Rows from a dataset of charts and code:
----
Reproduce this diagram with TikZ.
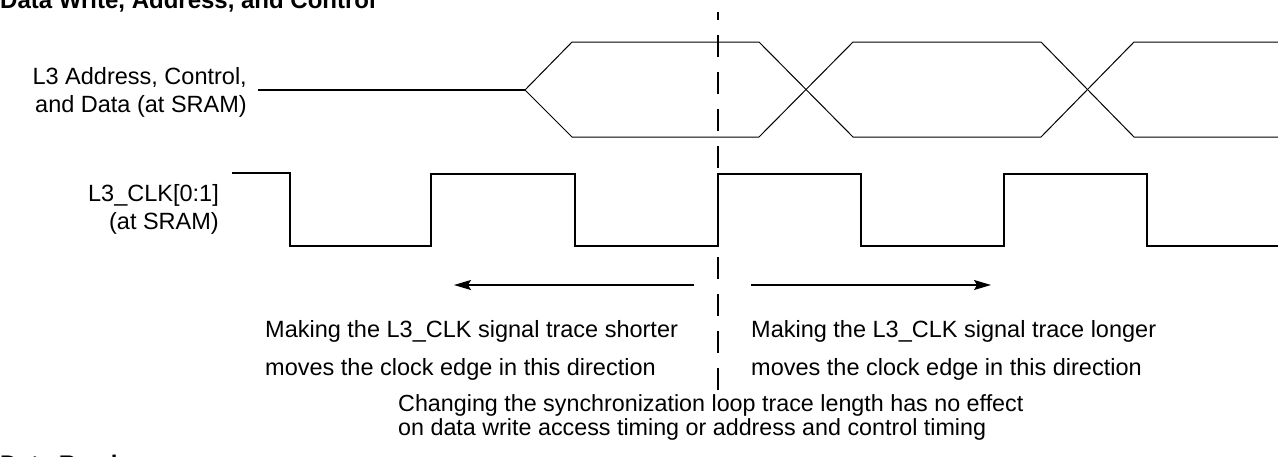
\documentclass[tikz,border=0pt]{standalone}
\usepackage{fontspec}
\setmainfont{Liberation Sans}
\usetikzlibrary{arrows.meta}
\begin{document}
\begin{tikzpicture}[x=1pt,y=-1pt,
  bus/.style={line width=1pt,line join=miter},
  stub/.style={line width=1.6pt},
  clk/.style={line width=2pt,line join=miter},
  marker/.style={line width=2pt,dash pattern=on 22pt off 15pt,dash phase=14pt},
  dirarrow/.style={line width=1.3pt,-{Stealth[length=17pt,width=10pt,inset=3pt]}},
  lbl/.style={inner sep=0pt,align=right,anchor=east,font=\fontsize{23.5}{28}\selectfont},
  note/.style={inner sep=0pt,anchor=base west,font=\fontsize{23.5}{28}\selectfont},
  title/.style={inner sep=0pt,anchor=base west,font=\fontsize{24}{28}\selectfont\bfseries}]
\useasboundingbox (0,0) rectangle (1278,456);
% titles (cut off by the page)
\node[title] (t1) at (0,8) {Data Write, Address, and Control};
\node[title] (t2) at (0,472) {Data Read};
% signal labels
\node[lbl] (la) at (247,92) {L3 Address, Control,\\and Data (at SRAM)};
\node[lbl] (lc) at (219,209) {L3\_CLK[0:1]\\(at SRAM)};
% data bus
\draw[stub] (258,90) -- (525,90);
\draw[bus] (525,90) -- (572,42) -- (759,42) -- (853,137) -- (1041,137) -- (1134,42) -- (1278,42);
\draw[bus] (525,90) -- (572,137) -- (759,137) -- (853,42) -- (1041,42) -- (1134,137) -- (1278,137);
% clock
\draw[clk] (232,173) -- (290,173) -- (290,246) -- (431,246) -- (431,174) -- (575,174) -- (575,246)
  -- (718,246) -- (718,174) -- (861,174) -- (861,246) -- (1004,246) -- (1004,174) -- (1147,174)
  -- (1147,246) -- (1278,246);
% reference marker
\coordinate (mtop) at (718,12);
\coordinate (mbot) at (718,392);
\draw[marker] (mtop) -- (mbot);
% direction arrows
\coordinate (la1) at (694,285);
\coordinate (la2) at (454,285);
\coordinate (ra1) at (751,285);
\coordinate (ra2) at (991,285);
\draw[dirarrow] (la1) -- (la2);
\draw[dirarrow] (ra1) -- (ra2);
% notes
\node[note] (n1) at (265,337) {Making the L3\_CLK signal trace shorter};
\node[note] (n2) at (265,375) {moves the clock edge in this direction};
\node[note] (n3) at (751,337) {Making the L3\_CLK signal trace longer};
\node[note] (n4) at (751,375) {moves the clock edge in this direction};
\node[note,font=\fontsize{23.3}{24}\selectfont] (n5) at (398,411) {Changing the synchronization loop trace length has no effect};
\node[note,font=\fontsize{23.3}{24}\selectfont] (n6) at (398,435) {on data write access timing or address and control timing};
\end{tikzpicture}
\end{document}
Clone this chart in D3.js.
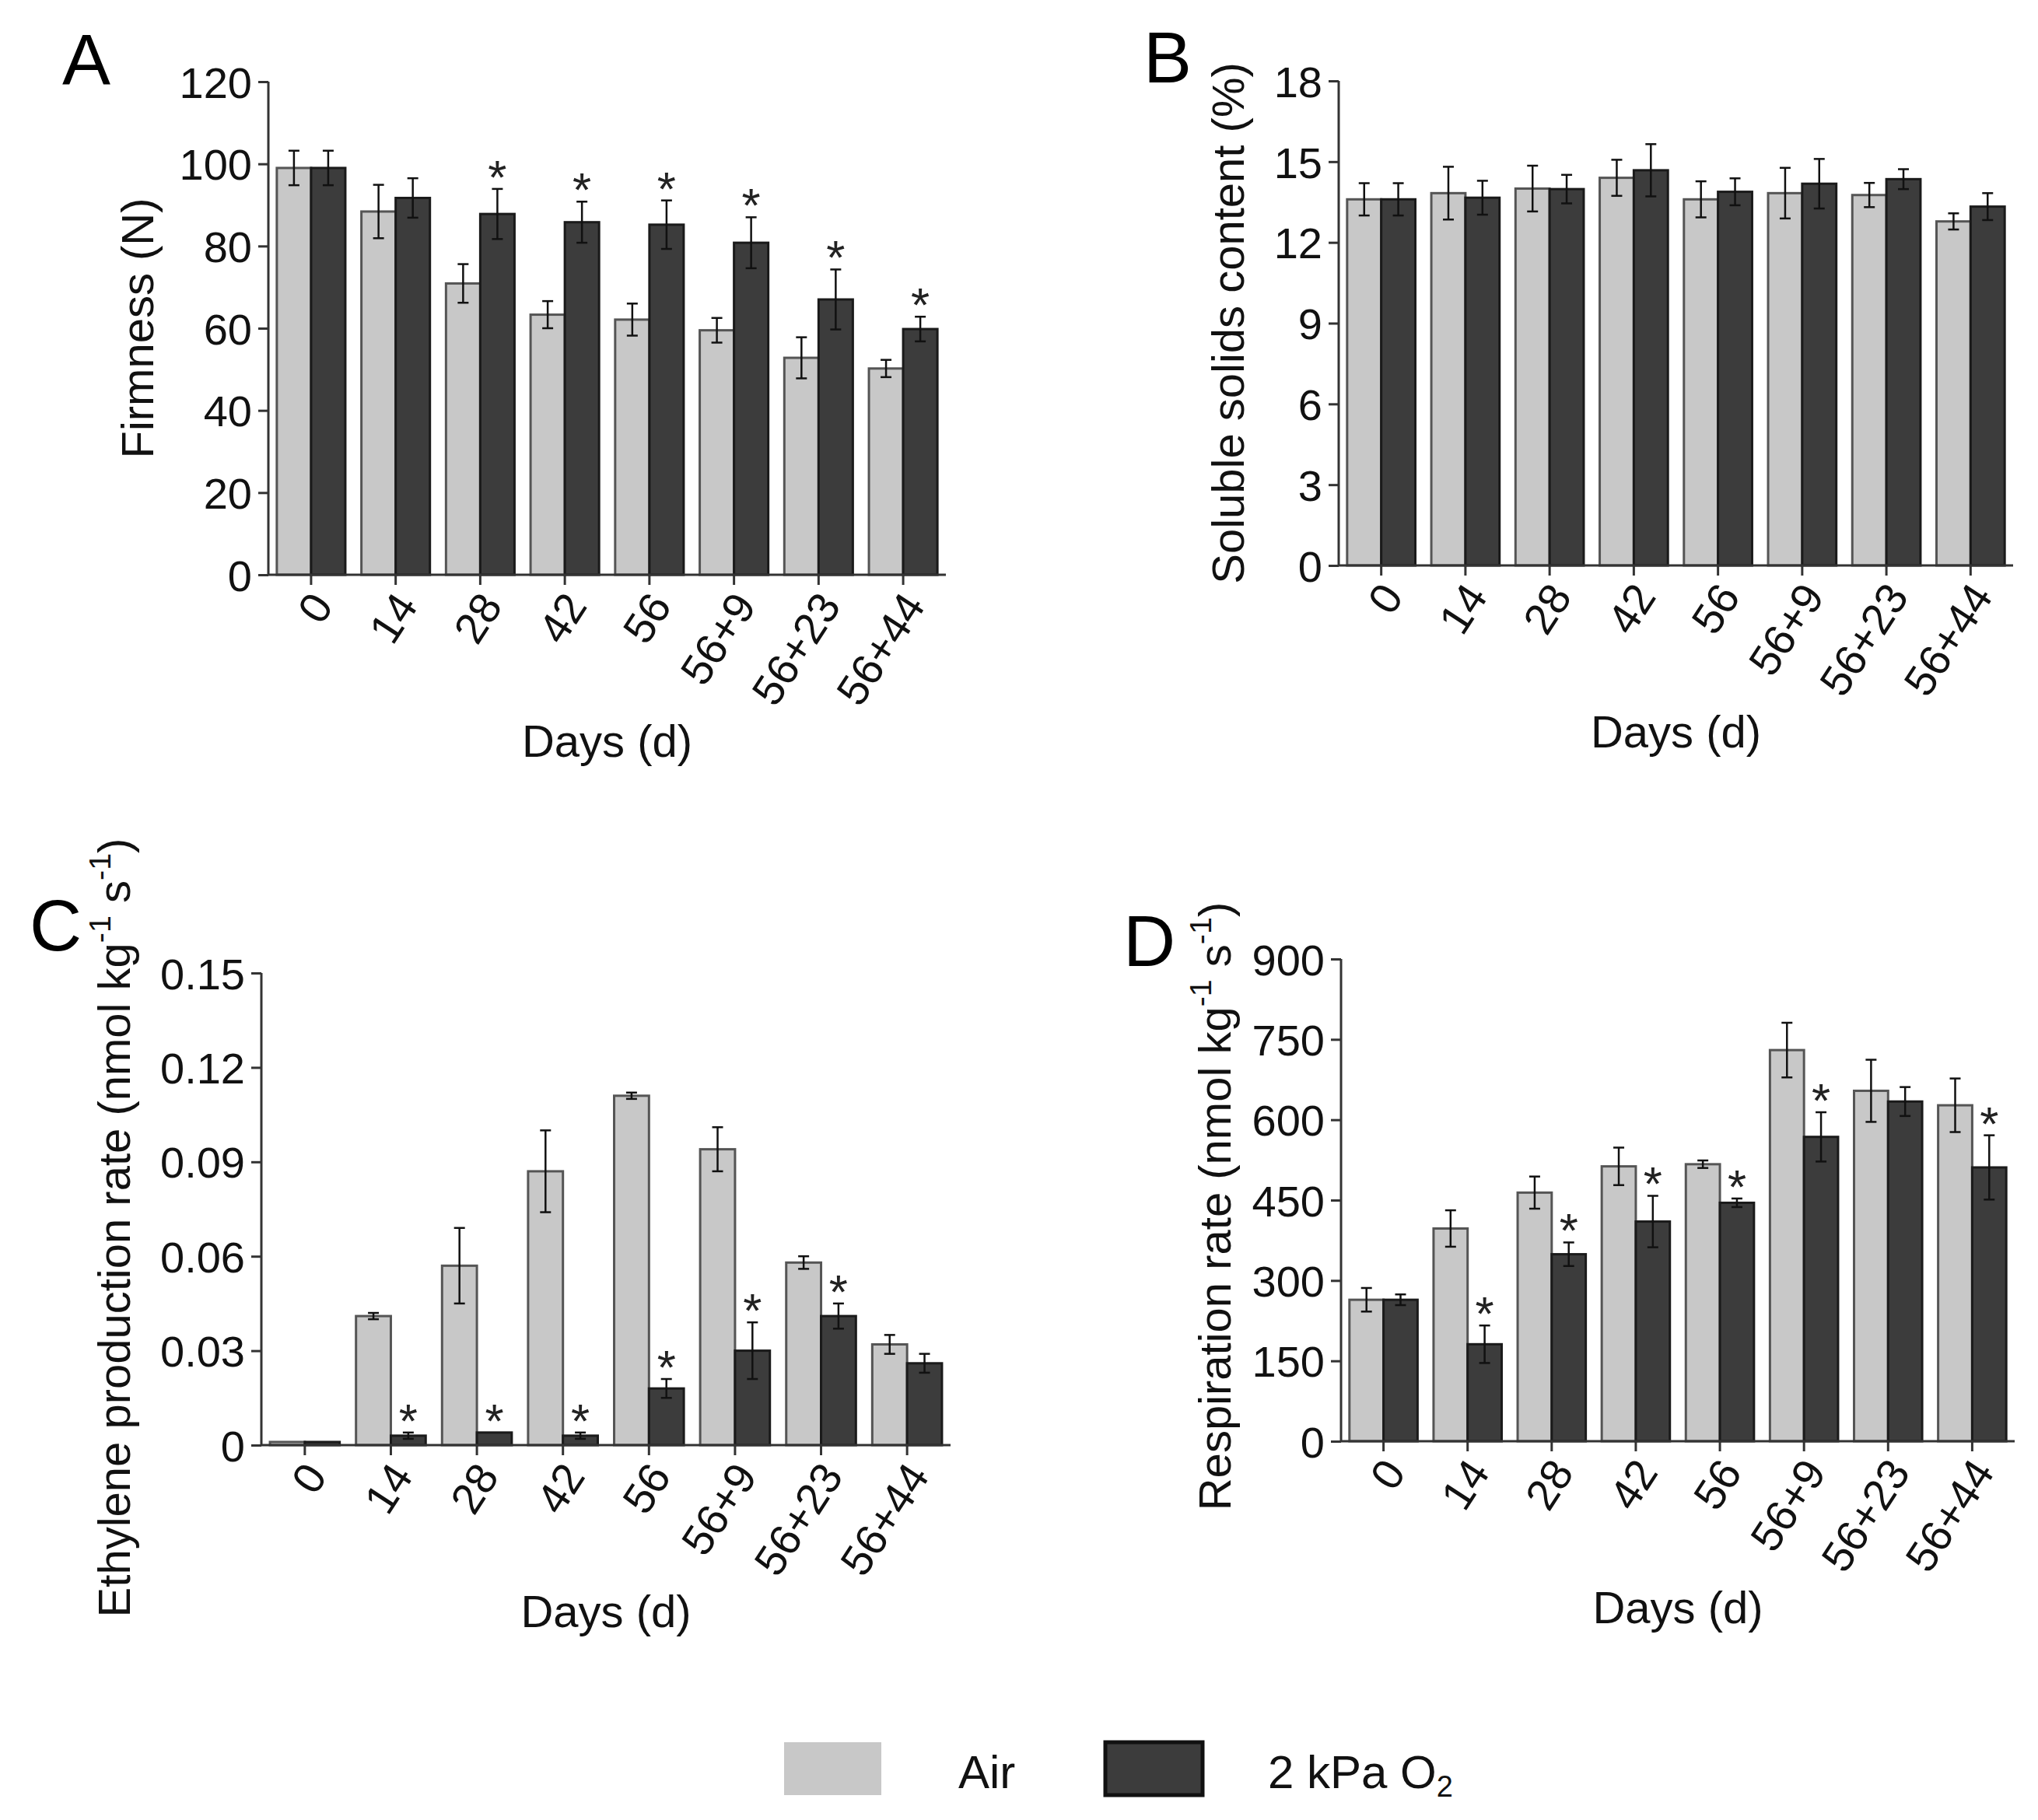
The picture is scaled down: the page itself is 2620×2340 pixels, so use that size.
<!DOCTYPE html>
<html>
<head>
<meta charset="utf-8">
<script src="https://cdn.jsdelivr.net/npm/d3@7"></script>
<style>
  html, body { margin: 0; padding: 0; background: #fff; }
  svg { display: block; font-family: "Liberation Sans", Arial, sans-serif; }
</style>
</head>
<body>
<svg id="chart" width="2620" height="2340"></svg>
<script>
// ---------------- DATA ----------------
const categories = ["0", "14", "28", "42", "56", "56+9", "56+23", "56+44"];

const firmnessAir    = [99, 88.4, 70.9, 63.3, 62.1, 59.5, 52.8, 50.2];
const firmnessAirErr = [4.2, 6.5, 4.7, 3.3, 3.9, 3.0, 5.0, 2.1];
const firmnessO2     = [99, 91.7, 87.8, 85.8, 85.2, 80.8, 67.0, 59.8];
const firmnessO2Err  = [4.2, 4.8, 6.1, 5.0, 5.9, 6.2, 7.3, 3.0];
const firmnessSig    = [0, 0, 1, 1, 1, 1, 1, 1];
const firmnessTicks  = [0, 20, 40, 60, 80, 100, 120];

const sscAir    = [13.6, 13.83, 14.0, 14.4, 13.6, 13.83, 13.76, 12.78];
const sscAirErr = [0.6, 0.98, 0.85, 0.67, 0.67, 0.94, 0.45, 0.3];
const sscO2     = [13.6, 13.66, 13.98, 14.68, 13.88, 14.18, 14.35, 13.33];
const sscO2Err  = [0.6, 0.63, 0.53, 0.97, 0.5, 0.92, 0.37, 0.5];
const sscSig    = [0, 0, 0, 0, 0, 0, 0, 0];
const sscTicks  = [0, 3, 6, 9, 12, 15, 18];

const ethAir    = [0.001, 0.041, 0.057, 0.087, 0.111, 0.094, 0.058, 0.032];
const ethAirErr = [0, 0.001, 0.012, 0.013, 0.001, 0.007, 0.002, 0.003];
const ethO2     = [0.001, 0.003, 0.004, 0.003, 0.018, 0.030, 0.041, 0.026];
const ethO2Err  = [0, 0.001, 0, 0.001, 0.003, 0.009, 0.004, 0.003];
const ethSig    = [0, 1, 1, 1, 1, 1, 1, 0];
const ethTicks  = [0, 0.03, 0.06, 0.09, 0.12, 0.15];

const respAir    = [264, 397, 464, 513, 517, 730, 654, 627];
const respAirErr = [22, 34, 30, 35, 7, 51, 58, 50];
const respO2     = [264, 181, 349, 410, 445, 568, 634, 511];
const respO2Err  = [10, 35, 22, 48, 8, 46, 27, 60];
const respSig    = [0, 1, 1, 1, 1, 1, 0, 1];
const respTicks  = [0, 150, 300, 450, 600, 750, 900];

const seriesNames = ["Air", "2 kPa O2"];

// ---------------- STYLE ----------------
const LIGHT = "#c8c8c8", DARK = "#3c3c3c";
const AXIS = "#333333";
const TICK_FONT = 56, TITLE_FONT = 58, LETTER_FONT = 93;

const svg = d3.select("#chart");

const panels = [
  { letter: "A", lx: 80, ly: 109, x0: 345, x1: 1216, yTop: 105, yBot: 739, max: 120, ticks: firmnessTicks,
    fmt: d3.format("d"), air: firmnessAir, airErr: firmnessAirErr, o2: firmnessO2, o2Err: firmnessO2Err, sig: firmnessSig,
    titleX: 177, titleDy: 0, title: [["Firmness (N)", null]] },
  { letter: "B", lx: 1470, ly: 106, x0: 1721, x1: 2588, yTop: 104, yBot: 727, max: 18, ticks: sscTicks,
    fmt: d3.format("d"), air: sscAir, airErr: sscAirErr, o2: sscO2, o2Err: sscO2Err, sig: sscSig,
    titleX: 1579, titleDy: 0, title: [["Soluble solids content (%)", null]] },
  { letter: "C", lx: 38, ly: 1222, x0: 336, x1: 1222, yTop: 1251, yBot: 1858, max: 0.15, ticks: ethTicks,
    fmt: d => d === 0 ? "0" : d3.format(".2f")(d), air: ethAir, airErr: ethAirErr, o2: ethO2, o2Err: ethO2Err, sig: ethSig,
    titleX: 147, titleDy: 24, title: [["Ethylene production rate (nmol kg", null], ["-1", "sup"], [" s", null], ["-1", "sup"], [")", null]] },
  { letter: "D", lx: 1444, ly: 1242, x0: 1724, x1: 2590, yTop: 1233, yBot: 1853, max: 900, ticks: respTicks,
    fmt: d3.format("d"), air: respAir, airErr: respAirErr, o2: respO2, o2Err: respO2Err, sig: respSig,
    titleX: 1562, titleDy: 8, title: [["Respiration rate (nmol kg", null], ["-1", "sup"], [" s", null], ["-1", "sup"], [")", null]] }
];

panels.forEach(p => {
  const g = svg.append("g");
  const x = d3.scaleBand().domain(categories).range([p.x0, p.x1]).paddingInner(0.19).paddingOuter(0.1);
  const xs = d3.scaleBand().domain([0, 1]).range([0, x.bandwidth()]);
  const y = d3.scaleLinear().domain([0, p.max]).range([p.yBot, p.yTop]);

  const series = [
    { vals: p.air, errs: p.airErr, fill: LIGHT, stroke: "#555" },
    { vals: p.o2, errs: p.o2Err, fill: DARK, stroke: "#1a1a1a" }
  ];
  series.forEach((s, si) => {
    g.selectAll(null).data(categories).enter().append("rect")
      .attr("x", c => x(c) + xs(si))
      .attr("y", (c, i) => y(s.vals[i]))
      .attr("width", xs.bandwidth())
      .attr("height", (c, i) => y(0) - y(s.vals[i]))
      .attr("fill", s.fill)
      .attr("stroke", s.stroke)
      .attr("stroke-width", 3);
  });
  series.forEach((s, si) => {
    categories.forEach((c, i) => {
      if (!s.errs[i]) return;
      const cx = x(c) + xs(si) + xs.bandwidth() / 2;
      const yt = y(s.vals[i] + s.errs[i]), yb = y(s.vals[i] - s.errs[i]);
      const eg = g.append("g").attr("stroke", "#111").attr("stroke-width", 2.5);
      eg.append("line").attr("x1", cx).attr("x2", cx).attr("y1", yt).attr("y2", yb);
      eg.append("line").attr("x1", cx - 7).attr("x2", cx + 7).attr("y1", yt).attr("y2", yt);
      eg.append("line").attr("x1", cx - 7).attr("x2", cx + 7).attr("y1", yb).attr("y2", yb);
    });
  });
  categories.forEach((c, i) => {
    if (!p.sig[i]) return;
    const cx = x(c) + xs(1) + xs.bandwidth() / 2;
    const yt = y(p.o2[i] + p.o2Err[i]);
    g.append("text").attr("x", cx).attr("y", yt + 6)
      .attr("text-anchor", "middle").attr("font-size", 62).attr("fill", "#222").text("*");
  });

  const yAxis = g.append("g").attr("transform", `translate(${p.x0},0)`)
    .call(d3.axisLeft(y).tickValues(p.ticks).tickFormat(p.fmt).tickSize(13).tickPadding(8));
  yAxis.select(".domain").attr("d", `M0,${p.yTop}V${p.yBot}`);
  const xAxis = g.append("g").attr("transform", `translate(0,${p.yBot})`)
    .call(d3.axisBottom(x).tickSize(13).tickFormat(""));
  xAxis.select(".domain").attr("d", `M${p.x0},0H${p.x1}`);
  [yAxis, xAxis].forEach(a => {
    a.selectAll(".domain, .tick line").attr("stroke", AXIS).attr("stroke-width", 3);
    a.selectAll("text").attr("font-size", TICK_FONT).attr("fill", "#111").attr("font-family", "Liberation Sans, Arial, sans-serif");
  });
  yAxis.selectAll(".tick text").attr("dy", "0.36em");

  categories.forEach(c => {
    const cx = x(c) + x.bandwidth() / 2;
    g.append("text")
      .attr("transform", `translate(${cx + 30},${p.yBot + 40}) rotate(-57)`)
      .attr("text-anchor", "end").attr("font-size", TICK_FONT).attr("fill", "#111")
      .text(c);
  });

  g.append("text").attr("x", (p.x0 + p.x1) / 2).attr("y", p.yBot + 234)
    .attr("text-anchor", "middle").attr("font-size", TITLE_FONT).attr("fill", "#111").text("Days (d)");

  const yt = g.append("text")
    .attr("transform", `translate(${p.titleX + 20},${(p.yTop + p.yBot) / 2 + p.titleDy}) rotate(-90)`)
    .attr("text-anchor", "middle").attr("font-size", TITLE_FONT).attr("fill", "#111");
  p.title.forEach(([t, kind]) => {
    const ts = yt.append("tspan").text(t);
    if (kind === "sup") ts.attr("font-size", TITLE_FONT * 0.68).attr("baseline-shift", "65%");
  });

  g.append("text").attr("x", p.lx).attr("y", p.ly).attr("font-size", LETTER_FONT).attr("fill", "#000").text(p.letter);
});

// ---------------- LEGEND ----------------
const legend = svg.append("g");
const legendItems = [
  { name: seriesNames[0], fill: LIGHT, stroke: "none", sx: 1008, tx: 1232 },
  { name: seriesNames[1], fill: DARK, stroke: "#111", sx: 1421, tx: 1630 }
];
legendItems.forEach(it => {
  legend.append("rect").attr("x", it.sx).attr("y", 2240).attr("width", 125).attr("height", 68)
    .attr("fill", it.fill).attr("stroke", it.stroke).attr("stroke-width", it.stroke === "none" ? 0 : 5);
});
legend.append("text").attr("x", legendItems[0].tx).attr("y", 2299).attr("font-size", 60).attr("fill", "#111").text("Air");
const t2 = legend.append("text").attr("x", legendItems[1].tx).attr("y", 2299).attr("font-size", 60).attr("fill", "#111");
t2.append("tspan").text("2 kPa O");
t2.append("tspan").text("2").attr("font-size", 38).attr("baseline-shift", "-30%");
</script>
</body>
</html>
----
DESCRIPTION OF THE TASK: Reproduce only the lines running from the one that has "Clone this chart in D3.js." through the one that has "80, 100, 120];", ends included. Any pictures in that stretch should not be copied.

PROBLEM SOLUTION:
Clone this chart in D3.js.
The picture is scaled down: the page itself is 2620×2340 pixels, so use that size.
<!DOCTYPE html>
<html>
<head>
<meta charset="utf-8">
<script src="https://cdn.jsdelivr.net/npm/d3@7"></script>
<style>
  html, body { margin: 0; padding: 0; background: #fff; }
  svg { display: block; font-family: "Liberation Sans", Arial, sans-serif; }
</style>
</head>
<body>
<svg id="chart" width="2620" height="2340"></svg>
<script>
// ---------------- DATA ----------------
const categories = ["0", "14", "28", "42", "56", "56+9", "56+23", "56+44"];

const firmnessAir    = [99, 88.4, 70.9, 63.3, 62.1, 59.5, 52.8, 50.2];
const firmnessAirErr = [4.2, 6.5, 4.7, 3.3, 3.9, 3.0, 5.0, 2.1];
const firmnessO2     = [99, 91.7, 87.8, 85.8, 85.2, 80.8, 67.0, 59.8];
const firmnessO2Err  = [4.2, 4.8, 6.1, 5.0, 5.9, 6.2, 7.3, 3.0];
const firmnessSig    = [0, 0, 1, 1, 1, 1, 1, 1];
const firmnessTicks  = [0, 20, 40, 60, 80, 100, 120];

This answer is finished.